The survey was released the same day that the Labor Department released its monthly figures showing that while the number of job cuts were 125,000, the unemployment rate went down from 9.7 percent to 9.5 percent, or two-tenths of a percentage point. President Obama signed the $787 billion stimulus package in February 2009, vowing the bill would save or create 3.5 million to 4 million jobs.
In what Republican lawmakers would likely consider good news, 69 percent in the Rasmussen poll believe tax cuts are a better way to create jobs than more government spending.
But Republican or Democratic policies aside, most voters are looking to the private sector more than government to revive the economy.

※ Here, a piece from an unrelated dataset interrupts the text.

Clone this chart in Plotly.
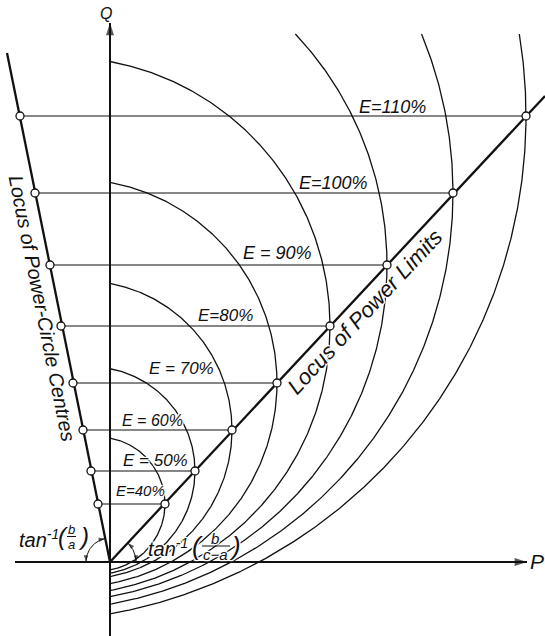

“Ultimately, though, voters are looking to the private sector to create jobs,” the poll says. “Sixty-five percent (65%) say that decisions made by business owners seeking to grow their business will do more to create jobs than decisions made by government officials. Just 23% expect the government officials to have a bigger impact.”
During brief remarks Friday at Andrews Air Force Base, Obama said the economy is clearly moving in the right direction.
“This morning, we received the June employment report. It reflected the planned phase out of 225,000 temporary Census jobs,” Obama said Friday. “But it also showed the sixth straight month of job growth in the private sector. All told, our economy has created nearly 600,000 private sector jobs this year. That’s a stark turnaround from the first six months of last year, when we lost 3.7 million jobs at the height of the recession.”
Obama touted various infrastructure investments that have been made and will be made from stimulus funds.
“We’re competing aggressively to make sure that jobs and industries and the markets of tomorrow take root right here in the United States,” the president later said. “We’re moving forward. And to every American who is looking for work, I promise you we are going to keep on doing everything that we can – I will do everything in my power to help our economy create jobs and opportunity for all people.”
But Rep. Tom Price (R-Ga.), chairman of the Republican Study Committee, believes the poor labor report is more evidence that the recovery act was an “empty marketing slogan.”
“Disappointed Americans are dropping out of the workforce in increasing numbers as people across the country continue to ask, ‘Where are the jobs?’” Price said in a statement. “Private sector growth is still not where it needs to be, and the demise of temporary Census jobs has predictably left hundreds of thousands of Americans without work once again.
“Entrepreneurs and small business owners will not grow their companies without a basic understanding of future costs,” Price added.